§ Job: Everything from the first line of the data through the line with "213, 219, 225]" is to be echoed exactly, minus the pictures.
* * * *
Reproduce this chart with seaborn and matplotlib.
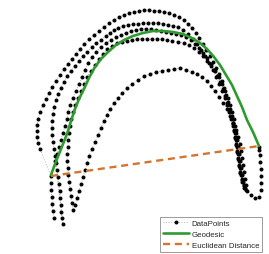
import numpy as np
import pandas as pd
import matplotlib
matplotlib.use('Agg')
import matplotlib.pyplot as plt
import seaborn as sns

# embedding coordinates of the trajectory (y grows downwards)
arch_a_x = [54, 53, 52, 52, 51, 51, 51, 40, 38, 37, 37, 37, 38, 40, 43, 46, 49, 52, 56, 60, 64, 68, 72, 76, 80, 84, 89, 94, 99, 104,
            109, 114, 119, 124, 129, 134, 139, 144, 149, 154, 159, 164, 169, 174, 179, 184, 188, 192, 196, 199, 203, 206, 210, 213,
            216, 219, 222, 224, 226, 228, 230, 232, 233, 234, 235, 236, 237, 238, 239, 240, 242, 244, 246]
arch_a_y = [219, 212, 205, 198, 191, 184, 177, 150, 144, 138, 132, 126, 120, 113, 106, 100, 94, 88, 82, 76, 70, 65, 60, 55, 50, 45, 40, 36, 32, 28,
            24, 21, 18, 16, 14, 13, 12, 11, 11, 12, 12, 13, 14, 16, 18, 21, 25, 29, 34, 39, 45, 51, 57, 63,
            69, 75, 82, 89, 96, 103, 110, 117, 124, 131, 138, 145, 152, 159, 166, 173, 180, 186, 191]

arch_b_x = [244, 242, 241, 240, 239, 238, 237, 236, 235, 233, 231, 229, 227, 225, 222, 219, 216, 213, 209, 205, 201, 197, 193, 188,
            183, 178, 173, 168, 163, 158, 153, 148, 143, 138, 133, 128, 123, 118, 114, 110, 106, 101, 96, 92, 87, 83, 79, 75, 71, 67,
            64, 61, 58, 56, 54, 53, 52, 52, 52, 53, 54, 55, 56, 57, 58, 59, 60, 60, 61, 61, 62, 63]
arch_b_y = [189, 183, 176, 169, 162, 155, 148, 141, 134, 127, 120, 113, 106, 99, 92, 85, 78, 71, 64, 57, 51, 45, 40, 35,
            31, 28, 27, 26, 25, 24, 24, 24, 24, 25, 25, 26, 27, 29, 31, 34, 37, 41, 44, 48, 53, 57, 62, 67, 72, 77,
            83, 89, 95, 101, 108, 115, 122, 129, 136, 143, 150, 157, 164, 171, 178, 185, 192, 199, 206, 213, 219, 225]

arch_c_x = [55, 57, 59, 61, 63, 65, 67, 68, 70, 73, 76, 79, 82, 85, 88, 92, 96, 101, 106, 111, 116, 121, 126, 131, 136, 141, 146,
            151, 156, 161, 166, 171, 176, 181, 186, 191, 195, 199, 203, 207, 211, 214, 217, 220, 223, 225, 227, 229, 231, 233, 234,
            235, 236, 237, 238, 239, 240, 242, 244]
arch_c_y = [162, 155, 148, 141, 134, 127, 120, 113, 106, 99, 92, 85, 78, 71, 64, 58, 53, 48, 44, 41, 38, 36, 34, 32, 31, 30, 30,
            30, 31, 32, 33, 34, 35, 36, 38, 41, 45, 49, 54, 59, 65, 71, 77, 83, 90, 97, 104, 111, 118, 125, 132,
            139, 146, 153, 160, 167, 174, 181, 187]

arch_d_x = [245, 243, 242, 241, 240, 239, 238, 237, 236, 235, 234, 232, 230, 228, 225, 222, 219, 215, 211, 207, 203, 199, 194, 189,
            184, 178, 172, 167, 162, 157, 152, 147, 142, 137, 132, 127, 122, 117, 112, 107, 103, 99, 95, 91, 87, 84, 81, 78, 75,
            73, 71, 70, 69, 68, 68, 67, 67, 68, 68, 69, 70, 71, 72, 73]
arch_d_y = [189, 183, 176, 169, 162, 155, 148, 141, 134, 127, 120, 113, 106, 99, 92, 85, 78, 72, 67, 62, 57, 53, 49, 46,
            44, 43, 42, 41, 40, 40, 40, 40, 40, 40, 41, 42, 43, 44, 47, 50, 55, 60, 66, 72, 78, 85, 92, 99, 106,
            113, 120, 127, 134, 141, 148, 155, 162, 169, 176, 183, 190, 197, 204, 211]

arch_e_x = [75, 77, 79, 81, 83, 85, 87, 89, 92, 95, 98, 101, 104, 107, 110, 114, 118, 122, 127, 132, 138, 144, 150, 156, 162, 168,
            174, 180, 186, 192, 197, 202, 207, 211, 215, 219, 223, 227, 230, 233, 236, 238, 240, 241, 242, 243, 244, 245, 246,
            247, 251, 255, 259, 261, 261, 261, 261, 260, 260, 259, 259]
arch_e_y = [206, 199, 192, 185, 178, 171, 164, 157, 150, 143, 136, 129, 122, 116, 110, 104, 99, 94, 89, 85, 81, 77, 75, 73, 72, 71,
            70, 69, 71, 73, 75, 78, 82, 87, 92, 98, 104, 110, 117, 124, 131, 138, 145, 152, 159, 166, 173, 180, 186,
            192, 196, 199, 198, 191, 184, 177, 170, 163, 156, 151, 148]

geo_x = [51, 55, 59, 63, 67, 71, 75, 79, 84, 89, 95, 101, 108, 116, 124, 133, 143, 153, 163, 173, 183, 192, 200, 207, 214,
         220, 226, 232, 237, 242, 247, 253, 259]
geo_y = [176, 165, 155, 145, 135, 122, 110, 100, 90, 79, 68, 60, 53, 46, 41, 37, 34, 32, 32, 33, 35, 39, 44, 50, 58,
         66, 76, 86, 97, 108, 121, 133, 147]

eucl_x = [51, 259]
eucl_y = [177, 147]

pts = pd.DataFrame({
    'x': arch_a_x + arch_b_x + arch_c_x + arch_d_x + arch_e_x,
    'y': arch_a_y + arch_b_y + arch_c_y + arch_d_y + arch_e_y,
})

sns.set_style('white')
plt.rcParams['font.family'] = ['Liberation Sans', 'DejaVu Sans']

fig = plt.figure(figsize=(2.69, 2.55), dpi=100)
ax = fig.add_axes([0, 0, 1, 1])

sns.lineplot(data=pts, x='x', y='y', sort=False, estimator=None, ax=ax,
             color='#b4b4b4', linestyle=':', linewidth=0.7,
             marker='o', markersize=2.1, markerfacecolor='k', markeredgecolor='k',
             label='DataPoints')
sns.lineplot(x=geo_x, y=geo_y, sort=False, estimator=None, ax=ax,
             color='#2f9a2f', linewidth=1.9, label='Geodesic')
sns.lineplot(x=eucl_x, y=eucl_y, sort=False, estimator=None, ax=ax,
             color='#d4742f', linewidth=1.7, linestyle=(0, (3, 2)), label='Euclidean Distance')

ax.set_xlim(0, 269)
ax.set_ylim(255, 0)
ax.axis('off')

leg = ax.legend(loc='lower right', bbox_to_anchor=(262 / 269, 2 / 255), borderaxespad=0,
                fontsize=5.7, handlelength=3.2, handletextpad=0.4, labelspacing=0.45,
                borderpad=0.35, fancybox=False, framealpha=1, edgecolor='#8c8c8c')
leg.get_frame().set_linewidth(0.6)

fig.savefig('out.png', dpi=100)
* * * *
§ Solution to this exercise:
Reproduce this chart with seaborn and matplotlib.
import numpy as np
import pandas as pd
import matplotlib
matplotlib.use('Agg')
import matplotlib.pyplot as plt
import seaborn as sns

# embedding coordinates of the trajectory (y grows downwards)
arch_a_x = [54, 53, 52, 52, 51, 51, 51, 40, 38, 37, 37, 37, 38, 40, 43, 46, 49, 52, 56, 60, 64, 68, 72, 76, 80, 84, 89, 94, 99, 104,
            109, 114, 119, 124, 129, 134, 139, 144, 149, 154, 159, 164, 169, 174, 179, 184, 188, 192, 196, 199, 203, 206, 210, 213,
            216, 219, 222, 224, 226, 228, 230, 232, 233, 234, 235, 236, 237, 238, 239, 240, 242, 244, 246]
arch_a_y = [219, 212, 205, 198, 191, 184, 177, 150, 144, 138, 132, 126, 120, 113, 106, 100, 94, 88, 82, 76, 70, 65, 60, 55, 50, 45, 40, 36, 32, 28,
            24, 21, 18, 16, 14, 13, 12, 11, 11, 12, 12, 13, 14, 16, 18, 21, 25, 29, 34, 39, 45, 51, 57, 63,
            69, 75, 82, 89, 96, 103, 110, 117, 124, 131, 138, 145, 152, 159, 166, 173, 180, 186, 191]

arch_b_x = [244, 242, 241, 240, 239, 238, 237, 236, 235, 233, 231, 229, 227, 225, 222, 219, 216, 213, 209, 205, 201, 197, 193, 188,
            183, 178, 173, 168, 163, 158, 153, 148, 143, 138, 133, 128, 123, 118, 114, 110, 106, 101, 96, 92, 87, 83, 79, 75, 71, 67,
            64, 61, 58, 56, 54, 53, 52, 52, 52, 53, 54, 55, 56, 57, 58, 59, 60, 60, 61, 61, 62, 63]
arch_b_y = [189, 183, 176, 169, 162, 155, 148, 141, 134, 127, 120, 113, 106, 99, 92, 85, 78, 71, 64, 57, 51, 45, 40, 35,
            31, 28, 27, 26, 25, 24, 24, 24, 24, 25, 25, 26, 27, 29, 31, 34, 37, 41, 44, 48, 53, 57, 62, 67, 72, 77,
            83, 89, 95, 101, 108, 115, 122, 129, 136, 143, 150, 157, 164, 171, 178, 185, 192, 199, 206, 213, 219, 225]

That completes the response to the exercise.